You’ve worked hard to accumulate your assets. You certainly don’t want them to be squandered away after you pass away. But this is a very real concern for many New Yorkers. It’s understandable, too, given that many individuals nowadays lack the financial planning skills to ensure the long-term protection of a large inheritance.
So, what are you to do? One option is to utilize a spendthrift trust.
What is a spendthrift trust?
It short, a spendthrift trust allows assets to be contained within a trust with only periodic and quantified disbursements being made to a named beneficiary. This means that the heir doesn’t obtain immediate access to the bulk of trust assets, and he or she may never obtain full access. This prevents the beneficiary from wasting the assets away.
But a spendthrift trust doesn’t just block a beneficiary’s access to trust assets. It can also deny an heir’s creditors from accessing the wealth within the trust. Instead, creditors can only access funds that are actually received by the beneficiary. Additionally, a spendthrift trust can be a great way to protect assets if you want to support your adult child but are concerned about the influence of your child’s spouse and how he or she will manage those assets.

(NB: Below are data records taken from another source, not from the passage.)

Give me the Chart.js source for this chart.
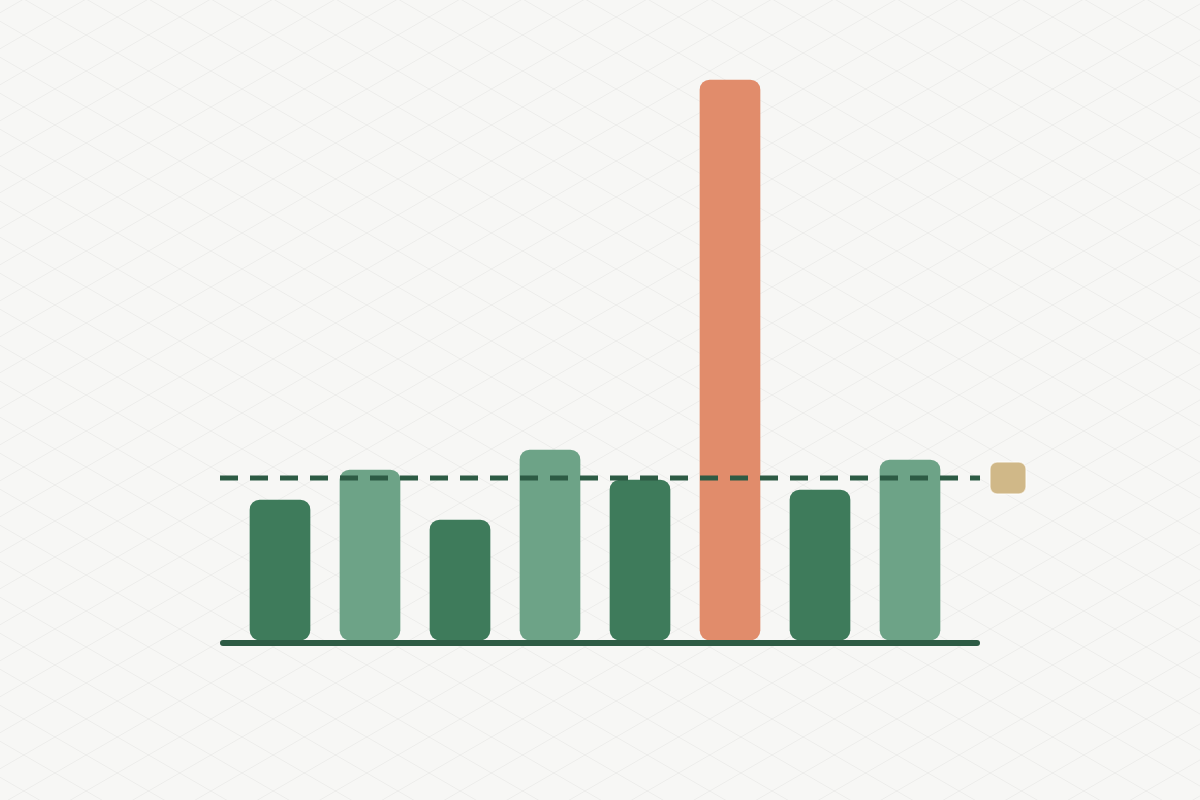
<!DOCTYPE html>
<html>
<head>
<meta charset="utf-8">
<script src="https://cdn.jsdelivr.net/npm/chart.js@4"></script>
<style>
    html, body { margin: 0; padding: 0; background: #f7f7f5; }
    #wrap { width: 1200px; height: 800px; }
</style>
</head>
<body>
<div id="wrap"><canvas id="barChart" width="1200" height="800"></canvas></div>
<script>
// ---------------- Data ----------------
const categories = ['1', '2', '3', '4', '5', '6', '7', '8'];
const values = [7, 8.5, 6, 9.5, 8, 28, 7.5, 9];
const threshold = 8.1;
const yMax = 30;

// colours
const DARK = '#3e7b5b';
const LIGHT = '#6da387';
const ALERT = '#e18c6b';
const LINE = '#2d5b44';
const TAG = '#d0b888';

// ---------------- Background isometric grid ----------------
const bgGrid = {
    id: 'bgGrid',
    beforeDraw(chart) {
        const { ctx, width, height } = chart;
        const t = Math.tan(Math.PI / 6);
        ctx.save();
        ctx.fillStyle = '#f7f7f5';
        ctx.fillRect(0, 0, width, height);
        ctx.strokeStyle = 'rgba(0, 0, 0, 0.045)';
        ctx.lineWidth = 1;
        ctx.beginPath();
        for (let c = 21.25 - 36 * 30; c < height + 36; c += 36) {
            ctx.moveTo(0, c);
            ctx.lineTo(width, c + width * t);
        }
        for (let c = 12.75 - 36; c < height + width * t + 36; c += 36) {
            ctx.moveTo(0, c);
            ctx.lineTo(width, c - width * t);
        }
        ctx.stroke();
        ctx.restore();
    }
};

// ---------------- Baseline, threshold line, end tag ----------------
const guides = {
    id: 'guides',
    afterDatasetsDraw(chart) {
        const { ctx, chartArea } = chart;
        const y = chart.scales.y;
        const ty = y.getPixelForValue(threshold);
        const by = y.getPixelForValue(0) + 3;
        ctx.save();

        // threshold (dashed)
        ctx.strokeStyle = LINE;
        ctx.lineWidth = 5;
        ctx.setLineDash([18, 12]);
        ctx.beginPath();
        ctx.moveTo(chartArea.left, ty);
        ctx.lineTo(chartArea.right, ty);
        ctx.stroke();

        // baseline
        ctx.setLineDash([]);
        ctx.lineWidth = 6;
        ctx.lineCap = 'round';
        ctx.beginPath();
        ctx.moveTo(chartArea.left + 3, by);
        ctx.lineTo(chartArea.right - 3, by);
        ctx.stroke();

        // tag at the end of the threshold line
        ctx.fillStyle = TAG;
        ctx.strokeStyle = 'rgba(255, 255, 255, 0.6)';
        ctx.lineWidth = 1.5;
        ctx.beginPath();
        ctx.roundRect(chartArea.right + 10, ty - 16, 36, 32, 7);
        ctx.fill();
        ctx.stroke();
        ctx.restore();
    }
};

const ctx = document.getElementById('barChart').getContext('2d');
new Chart(ctx, {
    type: 'bar',
    data: {
        datasets: [{
            label: 'Value',
            data: values.map((v, i) => ({ x: i, y: v })),
            backgroundColor: c => c.raw && c.raw.y > threshold * 2 ? ALERT : (c.dataIndex % 2 ? LIGHT : DARK),
            borderRadius: 10,
            borderSkipped: false,
            barThickness: 60
        }]
    },
    options: {
        responsive: false,
        animation: false,
        layout: { padding: { left: 220, right: 220, top: 40, bottom: 160 } },
        plugins: {
            legend: { display: false },
            tooltip: { enabled: false }
        },
        scales: {
            x: { type: 'linear', offset: false, min: -2 / 3, max: categories.length - 1 + 7 / 9, display: false },
            y: { min: 0, max: yMax, display: false }
        }
    },
    plugins: [bgGrid, guides]
});
</script>
</body>
</html>
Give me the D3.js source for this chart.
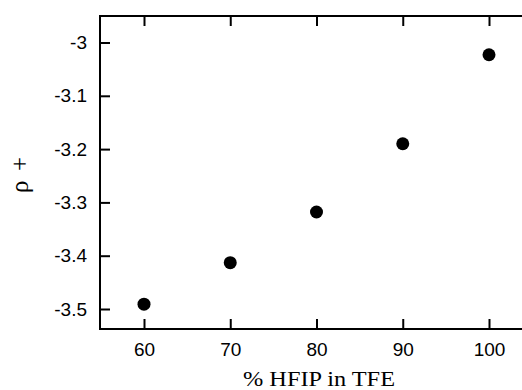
<!DOCTYPE html>
<html>
<head>
<meta charset="utf-8">
<script src="https://cdn.jsdelivr.net/npm/d3@7"></script>
<style>
  body { margin: 0; background: #fff; }
  svg { display: block; }
</style>
</head>
<body>
<div id="chart"></div>
<script>
const hfip = [60, 70, 80, 90, 100];
const rho = [-3.491, -3.413, -3.318, -3.190, -3.023];
const xTicks = [60, 70, 80, 90, 100];
const yTicks = [-3, -3.1, -3.2, -3.3, -3.4, -3.5];

const w = 522;
const h = 390;
const padLeft = 100, padRight = 522, padTop = 16, padBottom = 329;

const svg = d3.select('#chart')
    .append('svg')
    .attr('width', w)
    .attr('height', h);

const x = d3.scaleLinear().domain([60, 100]).range([144, 489]);
const y = d3.scaleLinear().domain([-3.5, -3]).range([309, 42.5]);

// frame lines: left, bottom, top
svg.append('line').attr('x1', padLeft).attr('x2', padLeft).attr('y1', padTop).attr('y2', padBottom)
    .attr('stroke', '#000').attr('stroke-width', 2);
svg.append('line').attr('x1', padLeft - 1).attr('x2', padRight).attr('y1', padBottom).attr('y2', padBottom)
    .attr('stroke', '#000').attr('stroke-width', 2);
svg.append('line').attr('x1', padLeft - 1).attr('x2', padRight).attr('y1', padTop).attr('y2', padTop)
    .attr('stroke', '#000').attr('stroke-width', 2);

const styleAxis = g => {
    g.attr('font-size', null).attr('font-family', null);
    g.select('.domain').remove();
    g.selectAll('.tick line').attr('stroke-width', 2);
    g.selectAll('.tick text')
        .style('font-family', '"Liberation Sans", Arial, sans-serif')
        .style('font-size', '19px')
        .attr('fill', '#000');
};

const xAxis = d3.axisBottom(x).tickValues(xTicks).tickSizeInner(-10).tickSizeOuter(0).tickPadding(14);
svg.append('g').attr('transform', 'translate(0,' + padBottom + ')').call(xAxis).call(styleAxis);

const xTop = d3.axisTop(x).tickValues(xTicks).tickSize(-10).tickFormat('');
svg.append('g').attr('transform', 'translate(0,' + padTop + ')').call(xTop).call(styleAxis);

const yAxis = d3.axisLeft(y).tickValues(yTicks).tickSizeInner(-10).tickSizeOuter(0).tickPadding(13)
    .tickFormat(d => String(d));
svg.append('g').attr('transform', 'translate(' + padLeft + ',0)').call(yAxis).call(styleAxis);

svg.selectAll('circle')
    .data(hfip)
    .enter()
    .append('circle')
    .attr('cx', (d, i) => x(d))
    .attr('cy', (d, i) => y(rho[i]))
    .attr('r', 6.5)
    .attr('fill', '#000');

svg.append('text')
    .attr('x', 243)
    .attr('y', 386)
    .attr('textLength', 152)
    .attr('lengthAdjust', 'spacingAndGlyphs')
    .style('font-family', '"Liberation Serif", "Times New Roman", serif')
    .style('font-size', '20px')
    .text('% HFIP in TFE');

svg.append('text')
    .attr('transform', 'translate(28,193) rotate(-90)')
    .attr('textLength', 36)
    .attr('lengthAdjust', 'spacing')
    .style('font-family', '"Liberation Serif", "Times New Roman", serif')
    .style('font-size', '25px')
    .text('ρ +');
</script>
</body>
</html>
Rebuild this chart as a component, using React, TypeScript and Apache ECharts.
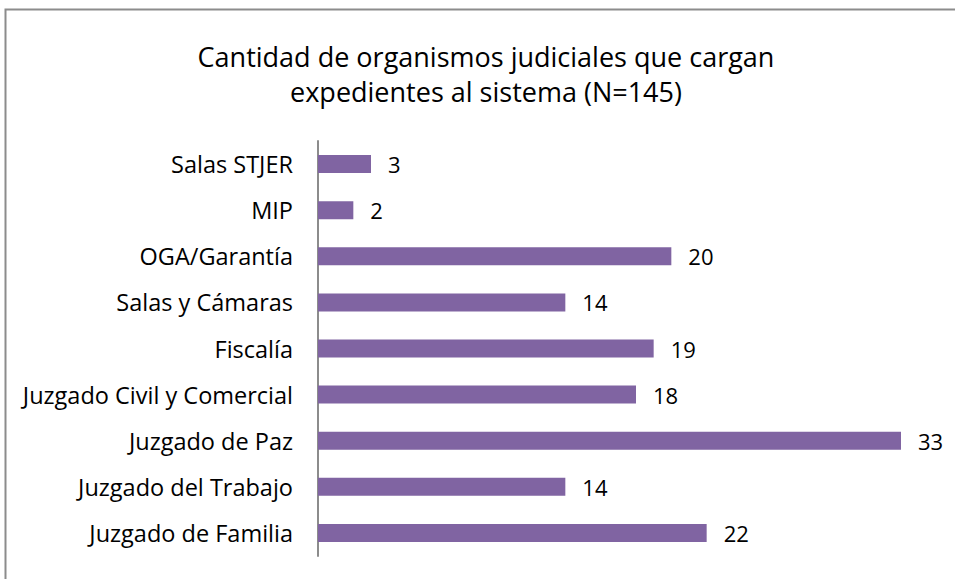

Create the estate plan that is right for you
Estate planning is an entirely customizable process that is meant to suit your needs and your wishes for your estate. But we know that the process can seem complicated and confusing, and you have to ensure that you create your estate plan competently if you hope to obtain the results you desire. That’s why it’s in your and your estate’s best interests to educate yourself on your estate planning options and the law.